I agree with JS here’s why: way back in the 50’s, I remember a conversation with a flt instructor, building time to get hired by EAL. He was instructing a “really big” guy from the front seat of a J-3 Cub. Things had been going routinely, when suddenly, at a couple hundred ft on final, the aircraft abruptly started a steep pitch up. The instructor grabbed the stick, but it wouldn’t move. He turned around and looked at the student; his eyes wide open and showing the ‘thousand yard stare’. The instructor hit the guy in the face with everything he had, pressure on the stick was released, but by this time the Cub had gone to slightly inverted, so the instructor just completed the loop, and that was as close to the aforementioned disaster as one could imagine. I’m just sayin’…

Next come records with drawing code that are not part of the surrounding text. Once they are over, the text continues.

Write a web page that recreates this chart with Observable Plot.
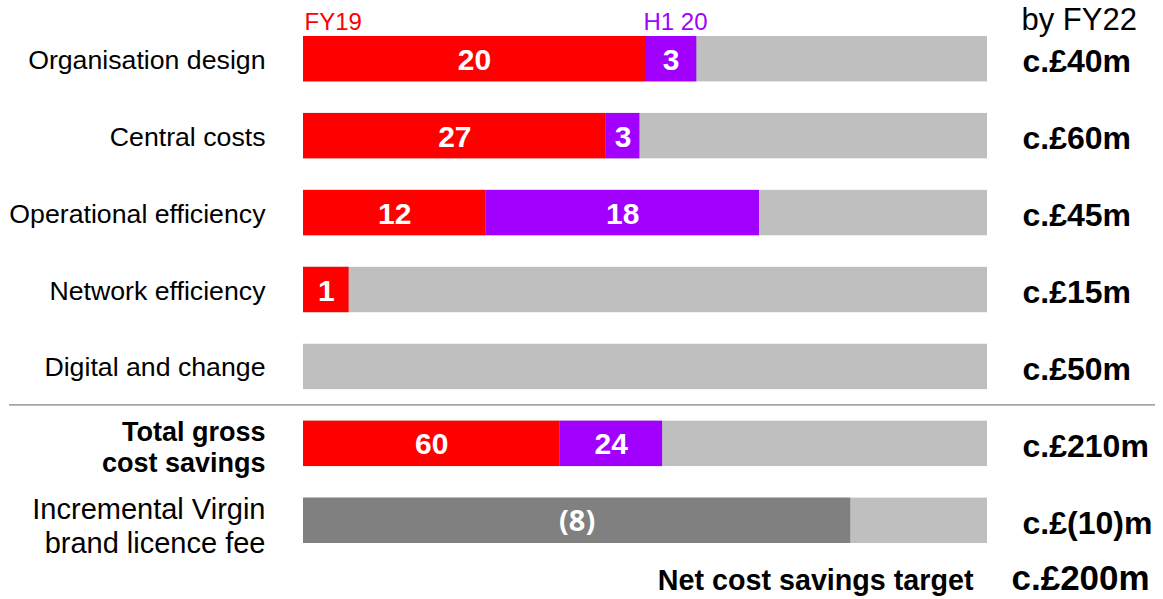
<!DOCTYPE html>
<html><head><meta charset="utf-8">
<script src="https://cdn.jsdelivr.net/npm/d3@7"></script>
<script src="https://cdn.jsdelivr.net/npm/@observablehq/plot@0.6"></script>
<style>html,body{margin:0;padding:0;background:#fff}#chart svg{display:block}</style>
</head><body><div id="chart"></div>
<script>
// ---- data ----
const categories = ["org", "central", "operational", "network", "digital", "total", "virgin"];
const rowLabels = ["Organisation design", "Central costs", "Operational efficiency", "Network efficiency", "Digital and change", "Total gross\ncost savings", "Incremental Virgin\nbrand licence fee"];
const fy19 = [20, 27, 12, 1, 0, 60, 0];
const h1_20 = [3, 3, 18, 0, 0, 24, 0];
const licenceFee = [0, 0, 0, 0, 0, 0, 8];
const licenceFeeLabel = "(8)";
// full-bar value each bar is drawn against
const barBasis = [40, 61, 45, 15, 50, 160, 10];
const targetLabels = ["c.£40m", "c.£60m", "c.£45m", "c.£15m", "c.£50m", "c.£210m", "c.£(10)m"];
const seriesLabels = ["FY19", "H1 20"];
const targetHeader = "by FY22";
const netLabel = "Net cost savings target";
const netTarget = "c.£200m";

// ---- build table ----
const rows = categories.map((c, i) => ({
  cat: c, label: rowLabels[i], fy19: fy19[i], h1: h1_20[i], fee: licenceFee[i],
  basis: barBasis[i], target: targetLabels[i]
}));
const font = "Liberation Sans, Arial, Helvetica, sans-serif";
const RED = "#FF0000", PURPLE = "#A100FF", GREY = "#BFBFBF", DARK = "#808080";

const first = rows[0], last = rows[rows.length - 1];
const plainRows = rows.slice(0, 5);

const chart = Plot.plot({
  width: 1163, height: 599,
  marginTop: 0, marginBottom: 0, marginLeft: 9, marginRight: 8,
  style: {fontFamily: font, background: "#fff"},
  x: {domain: [0, 1], range: [303, 987], axis: null},
  y: {domain: categories, range: [36, 543], paddingInner: 0.41, paddingOuter: 0, round: false, axis: null},
  marks: [
    // separator above totals
    Plot.ruleY(["total"], {y: d => d, dy: -39, stroke: "#A6A6A6", strokeWidth: 1.6}),
    // background (target) bars
    Plot.barX(rows, {y: "cat", x1: 0, x2: 1, fill: GREY}),
    Plot.barX(rows.filter(d => d.fy19 > 0), {y: "cat", x1: 0, x2: d => d.fy19 / d.basis, fill: RED}),
    Plot.barX(rows.filter(d => d.h1 > 0), {y: "cat", x1: d => d.fy19 / d.basis, x2: d => (d.fy19 + d.h1) / d.basis, fill: PURPLE}),
    Plot.barX(rows.filter(d => d.fee > 0), {y: "cat", x1: 0, x2: d => d.fee / d.basis, fill: DARK}),
    // values in segments
    Plot.text(rows.filter(d => d.fy19 > 0), {y: "cat", x: d => d.fy19 / d.basis / 2, text: d => String(d.fy19),
      fill: "#fff", fontWeight: "bold", fontSize: 30, dy: 1}),
    Plot.text(rows.filter(d => d.h1 > 0), {y: "cat", x: d => (d.fy19 + d.h1 / 2) / d.basis, text: d => String(d.h1),
      fill: "#fff", fontWeight: "bold", fontSize: 30, dy: 1}),
    Plot.text(rows.filter(d => d.fee > 0), {y: "cat", x: d => d.fee / d.basis / 2, text: () => licenceFeeLabel,
      fill: "#fff", fontWeight: "bold", fontSize: 29, fontFamily: "Open Sans, sans-serif", dy: 1}),
    // left row labels
    Plot.text(plainRows, {y: "cat", x: 0, text: "label", textAnchor: "end", dx: -38, dy: 1, fontSize: 26.7, fill: "#000"}),
    Plot.text([rows[5]], {y: "cat", x: 0, text: "label", textAnchor: "end", dx: -38, dy: 3, fontSize: 27, fontWeight: "bold", lineHeight: 1.15, fill: "#000"}),
    Plot.text([rows[6]], {y: "cat", x: 0, text: "label", textAnchor: "end", dx: -38, dy: 4, fontSize: 29, lineHeight: 1.17, fill: "#000"}),
    // right target labels
    Plot.text(rows, {y: "cat", x: 1, text: "target", textAnchor: "start", dx: 35, dy: 3, fontSize: 32, fontWeight: "bold", fill: "#000"}),
    // header labels
    Plot.text([first], {y: "cat", x: 0, text: () => seriesLabels[0], textAnchor: "start", lineAnchor: "bottom", dx: 1, dy: -29.4, fontSize: 24, fill: RED}),
    Plot.text([first], {y: "cat", x: d => d.fy19 / d.basis, text: () => seriesLabels[1], textAnchor: "start", lineAnchor: "bottom", dx: -2, dy: -29.4, fontSize: 24, fill: PURPLE}),
    Plot.text([first], {y: "cat", x: 1, text: () => targetHeader, textAnchor: "start", lineAnchor: "bottom", dx: 34, dy: -29, fontSize: 31, fill: "#000"}),
    // net target row
    Plot.text([last], {y: "cat", x: 1, text: () => netLabel, textAnchor: "end", lineAnchor: "bottom", dx: -14, dy: 69, fontSize: 28.7, fontWeight: "bold", fill: "#000"}),
    Plot.text([last], {y: "cat", x: 1, text: () => netTarget, textAnchor: "start", lineAnchor: "bottom", dx: 24, dy: 69.5, fontSize: 35, fontWeight: "bold", fill: "#000"})
  ]
});
document.getElementById("chart").appendChild(chart);
</script>
</body></html>
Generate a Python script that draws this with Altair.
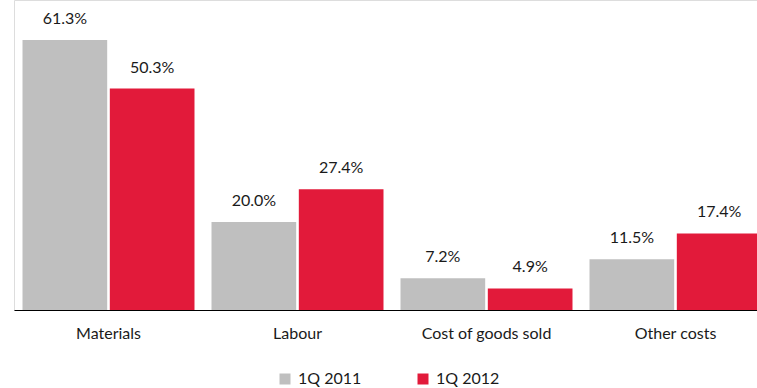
import altair as alt
import pandas as pd

categories = ["Materials", "Labour", "Cost of goods sold", "Other costs"]
series = ["1Q 2011", "1Q 2012"]
values_2011 = [61.3, 20.0, 7.2, 11.5]
values_2012 = [50.3, 27.4, 4.9, 17.4]
colors = ["#BFBFBF", "#E21A3A"]

rows = []
for c, a, b in zip(categories, values_2011, values_2012):
    rows.append({"category": c, "period": series[0], "value": a})
    rows.append({"category": c, "period": series[1], "value": b})
df = pd.DataFrame(rows)
df["label"] = df["value"].map(lambda v: f"{v:.1f}%")

FONT = "Lato"
FS = 16

x = alt.X("category:N", sort=categories,
          scale=alt.Scale(paddingInner=0.09, paddingOuter=0.045, range=[0, 756]),
          axis=alt.Axis(title=None, labelAngle=0, ticks=False, labelPadding=15,
                        labelFontSize=FS, labelFont=FONT, labelColor="#1a1a1a",
                        domainColor="#000000", domainWidth=1.2))
xo = alt.XOffset("period:N", sort=series, scale=alt.Scale(paddingInner=0.03))
y = alt.Y("value:Q", scale=alt.Scale(domain=[0, 70.4], nice=False),
          axis=None)

bars = alt.Chart(df).mark_bar().encode(
    x=x, xOffset=xo, y=y,
    color=alt.Color("period:N", sort=series,
                    scale=alt.Scale(domain=series, range=colors),
                    legend=alt.Legend(title=None, orient="none", direction="horizontal",
                                      legendX=263, legendY=371,
                                      symbolType="square", symbolSize=121,
                                      symbolStrokeWidth=0, symbolOpacity=1,
                                      labelFont=FONT, labelFontSize=FS,
                                      labelColor="#1a1a1a", columnPadding=53,
                                      labelOffset=5)),
)

labels = alt.Chart(df).mark_text(dy=-16, fontSize=FS, font=FONT, color="#1a1a1a",
                                 baseline="alphabetic").encode(
    x=x, xOffset=xo, y=y, text="label:N"
)

chart = (bars + labels).properties(
    width=743, height=310,
    autosize=alt.AutoSizeParams(type="none"),
    padding={"left": 14, "top": 0, "right": 0, "bottom": 78},
).configure_view(stroke=None).configure(background="#ffffff")

chart.save("out.html", embed_options={"renderer": "svg", "actions": False})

Probably should be added to all training curricula incl the LOC recovery initiative.
Thanks guys. WIlbur, I think I might grab me an instructor, get some altitude underneath us and try on your technique for size. I must confess, at face value it seems counterintuitive to me. Better to have made these decisions beforehand than in the heat of the moment. Familiarity breeds confidence and efficiency, and if things ever get squirrelly I want to give myself every opportunity for survival.
If you pull back on the stick at low speeds you will increase load factor and thus raise stall speed and indeed stall.
Also, if you pull back on the stick cross controlled you will enter a spin.
In a steep turn, pulling back on the stick does not cause one to stall. So before the speed decays to that level, one should start a turn and slowly increase the bank — stall speed increases as you bank. But when one enters this turn under these conditions, one’s airspeed should start to stabilize and then increase — because one has changed the vectors, the plane is not in a “maximum” climb. You don’t have a lot of time to deal with this.
This isn’t going to end well if you can’t get control of the elevator/stabilator. But at least one can avoid the nose first slam into the ground which is a deadly sudden stop.